(Instructions to follow): Can you transcribe the data exactly? Leave the pictures out.

(Stored data):
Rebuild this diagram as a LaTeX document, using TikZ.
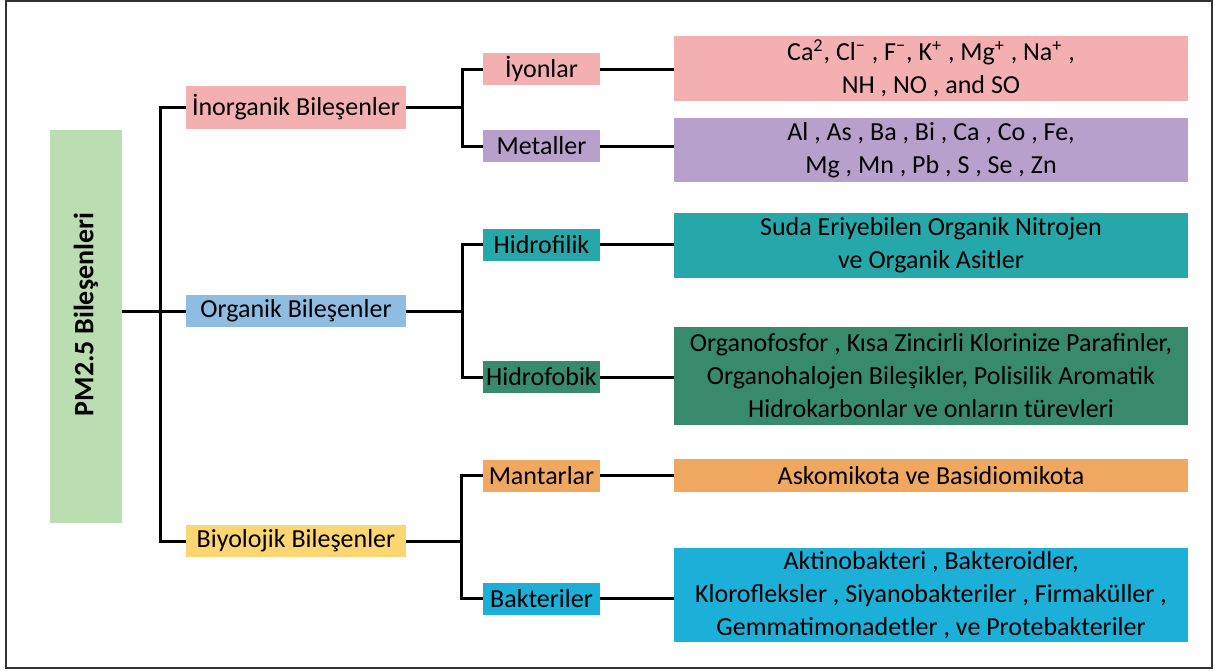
\documentclass[tikz,border=0pt]{standalone}
\usepackage{fontspec}
\setmainfont{Carlito}
\usepackage{xcolor}
\usetikzlibrary{positioning, calc}

\definecolor{rootgreen}{RGB}{186,221,178}
\definecolor{inopink}{RGB}{244,176,176}
\definecolor{metpurple}{RGB}{184,160,204}
\definecolor{orgblue}{RGB}{143,188,225}
\definecolor{hfilteal}{RGB}{38,168,170}
\definecolor{hfobgreen}{RGB}{56,138,108}
\definecolor{bioyellow}{RGB}{253,214,115}
\definecolor{funorange}{RGB}{240,168,96}
\definecolor{baccyan}{RGB}{28,176,216}

\begin{document}
\begin{tikzpicture}[
    x=0.5pt, y=-0.5pt,
    every node/.style={font=\fontsize{13}{16.5}\selectfont, inner sep=0pt, text=black},
    rootbox/.style={rectangle, minimum width=36pt, minimum height=196.5pt, fill=rootgreen, font=\fontsize{14}{16}\selectfont\bfseries},
    catbox/.style={rectangle, minimum width=110pt, minimum height=16pt},
    subbox/.style={rectangle, minimum width=58.5pt, minimum height=16pt},
    detailbox/.style={rectangle, minimum width=257pt, align=center},
    link/.style={line width=1.5pt, black},
    frame/.style={line width=1pt, black!80}
]
\useasboundingbox (0,0) rectangle (1215,670);
\draw[frame] (6,1) rectangle (1212,668);

% root
\node[rootbox] (pm) at (86,326.5) {\rotatebox{90}{\hspace{12pt}PM2.5 Bileşenleri}};

% first level
\node[catbox, fill=inopink, minimum height=21.5pt] (inorg) at (296,107.5) {İnorganik Bileşenler};
\node[catbox, fill=orgblue] (org) at (296,311) {Organik Bileşenler};
\node[catbox, fill=bioyellow] (bio) at (296,541) {Biyolojik Bileşenler};

% second level
\node[subbox, fill=inopink] (iyon) at (541.5,69) {İyonlar};
\node[subbox, fill=metpurple] (metal) at (541.5,146) {Metaller};
\node[subbox, fill=hfilteal] (hfil) at (541.5,244.5) {Hidrofilik};
\node[subbox, fill=hfobgreen] (hfob) at (541.5,377) {Hidrofobik};
\node[subbox, fill=funorange] (mantar) at (541.5,475.5) {Mantarlar};
\node[subbox, fill=baccyan] (bakteri) at (541.5,598.5) {Bakteriler};

% details
\node[detailbox, fill=inopink, minimum height=32.5pt] (iyonT) at (931,68.5)
  {Ca\textsuperscript{2}, Cl\textsuperscript{−} , F\textsuperscript{−}, K\textsuperscript{+} , Mg\textsuperscript{+} , Na\textsuperscript{+} ,\\ NH , NO , and SO};
\node[detailbox, fill=metpurple, minimum height=32pt] (metalT) at (931,150)
  {Al , As , Ba , Bi , Ca , Co , Fe,\\ Mg , Mn , Pb , S , Se , Zn};
\node[detailbox, fill=hfilteal, minimum height=32.5pt] (hfilT) at (931,245.5)
  {Suda Eriyebilen Organik Nitrojen\\ ve Organik Asitler};
\node[detailbox, fill=hfobgreen, minimum height=49pt] (hfobT) at (931,376)
  {Organofosfor , Kısa Zincirli Klorinize Parafinler,\\ Organohalojen Bileşikler, Polisilik Aromatik\\ Hidrokarbonlar ve onların türevleri};
\node[detailbox, fill=funorange, minimum height=16.5pt] (mantarT) at (931,475.5)
  {Askomikota ve Basidiomikota};
\node[detailbox, fill=baccyan, minimum height=47pt] (bakteriT) at (931,595)
  {Aktinobakteri , Bakteroidler,\\ Klorofleksler , Siyanobakteriler , Firmaküller ,\\ Gemmatimonadetler , ve Protebakteriler};

% tree lines
\draw[link] (pm.east |- org.west) -- (org.west);
\draw[link] (inorg.west) -- ++(-25,0) |- (bio.west);

\draw[link] (inorg.east) -- ++(57,0);
\draw[link] (iyon.west) -- ++(-20,0) |- (metal.west);
\draw[link] (org.east) -- ++(57,0);
\draw[link] (hfil.west) -- ++(-20,0) |- (hfob.west);
\draw[link] (bio.east) -- ++(56,0);
\draw[link] (mantar.west) -- ++(-21,0) |- (bakteri.west);

\draw[link] (iyon.east) -- (iyon.east -| iyonT.west);
\draw[link] (metal.east) -- (metal.east -| metalT.west);
\draw[link] (hfil.east) -- (hfil.east -| hfilT.west);
\draw[link] (hfob.east) -- (hfob.east -| hfobT.west);
\draw[link] (mantar.east) -- (mantar.east -| mantarT.west);
\draw[link] (bakteri.east) -- (bakteri.east -| bakteriT.west);
\end{tikzpicture}
\end{document}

(Correct response):
Rebuild this diagram as a LaTeX document, using TikZ.
\documentclass[tikz,border=0pt]{standalone}
\usepackage{fontspec}
\setmainfont{Carlito}
\usepackage{xcolor}
\usetikzlibrary{positioning, calc}

\definecolor{rootgreen}{RGB}{186,221,178}
\definecolor{inopink}{RGB}{244,176,176}
\definecolor{metpurple}{RGB}{184,160,204}
\definecolor{orgblue}{RGB}{143,188,225}
\definecolor{hfilteal}{RGB}{38,168,170}
\definecolor{hfobgreen}{RGB}{56,138,108}
\definecolor{bioyellow}{RGB}{253,214,115}
\definecolor{funorange}{RGB}{240,168,96}
\definecolor{baccyan}{RGB}{28,176,216}

\begin{document}
\begin{tikzpicture}[
    x=0.5pt, y=-0.5pt,
    every node/.style={font=\fontsize{13}{16.5}\selectfont, inner sep=0pt, text=black},
    rootbox/.style={rectangle, minimum width=36pt, minimum height=196.5pt, fill=rootgreen, font=\fontsize{14}{16}\selectfont\bfseries},
    catbox/.style={rectangle, minimum width=110pt, minimum height=16pt},
    subbox/.style={rectangle, minimum width=58.5pt, minimum height=16pt},
    detailbox/.style={rectangle, minimum width=257pt, align=center},
    link/.style={line width=1.5pt, black},
    frame/.style={line width=1pt, black!80}
]
\useasboundingbox (0,0) rectangle (1215,670);
\draw[frame] (6,1) rectangle (1212,668);

% root
\node[rootbox] (pm) at (86,326.5) {\rotatebox{90}{\hspace{12pt}PM2.5 Bileşenleri}};

% first level
\node[catbox, fill=inopink, minimum height=21.5pt] (inorg) at (296,107.5) {İnorganik Bileşenler};
\node[catbox, fill=orgblue] (org) at (296,311) {Organik Bileşenler};
\node[catbox, fill=bioyellow] (bio) at (296,541) {Biyolojik Bileşenler};

% second level
\node[subbox, fill=inopink] (iyon) at (541.5,69) {İyonlar};
\node[subbox, fill=metpurple] (metal) at (541.5,146) {Metaller};
\node[subbox, fill=hfilteal] (hfil) at (541.5,244.5) {Hidrofilik};
\node[subbox, fill=hfobgreen] (hfob) at (541.5,377) {Hidrofobik};
\node[subbox, fill=funorange] (mantar) at (541.5,475.5) {Mantarlar};
\node[subbox, fill=baccyan] (bakteri) at (541.5,598.5) {Bakteriler};

% details
\node[detailbox, fill=inopink, minimum height=32.5pt] (iyonT) at (931,68.5)
  {Ca\textsuperscript{2}, Cl\textsuperscript{−} , F\textsuperscript{−}, K\textsuperscript{+} , Mg\textsuperscript{+} , Na\textsuperscript{+} ,\\ NH , NO , and SO};
\node[detailbox, fill=metpurple, minimum height=32pt] (metalT) at (931,150)
  {Al , As , Ba , Bi , Ca , Co , Fe,\\ Mg , Mn , Pb , S , Se , Zn};
\node[detailbox, fill=hfilteal, minimum height=32.5pt] (hfilT) at (931,245.5)
  {Suda Eriyebilen Organik Nitrojen\\ ve Organik Asitler};
\node[detailbox, fill=hfobgreen, minimum height=49pt] (hfobT) at (931,376)
  {Organofosfor , Kısa Zincirli Klorinize Parafinler,\\ Organohalojen Bileşikler, Polisilik Aromatik\\ Hidrokarbonlar ve onların türevleri};
\node[detailbox, fill=funorange, minimum height=16.5pt] (mantarT) at (931,475.5)
  {Askomikota ve Basidiomikota};
\node[detailbox, fill=baccyan, minimum height=47pt] (bakteriT) at (931,595)
  {Aktinobakteri , Bakteroidler,\\ Klorofleksler , Siyanobakteriler , Firmaküller ,\\ Gemmatimonadetler , ve Protebakteriler};

% tree lines
\draw[link] (pm.east |- org.west) -- (org.west);
\draw[link] (inorg.west) -- ++(-25,0) |- (bio.west);

\draw[link] (inorg.east) -- ++(57,0);
\draw[link] (iyon.west) -- ++(-20,0) |- (metal.west);
\draw[link] (org.east) -- ++(57,0);
\draw[link] (hfil.west) -- ++(-20,0) |- (hfob.west);
\draw[link] (bio.east) -- ++(56,0);
\draw[link] (mantar.west) -- ++(-21,0) |- (bakteri.west);

\draw[link] (iyon.east) -- (iyon.east -| iyonT.west);
\draw[link] (metal.east) -- (metal.east -| metalT.west);
\draw[link] (hfil.east) -- (hfil.east -| hfilT.west);
\draw[link] (hfob.east) -- (hfob.east -| hfobT.west);
\draw[link] (mantar.east) -- (mantar.east -| mantarT.west);
\draw[link] (bakteri.east) -- (bakteri.east -| bakteriT.west);
\end{tikzpicture}
\end{document}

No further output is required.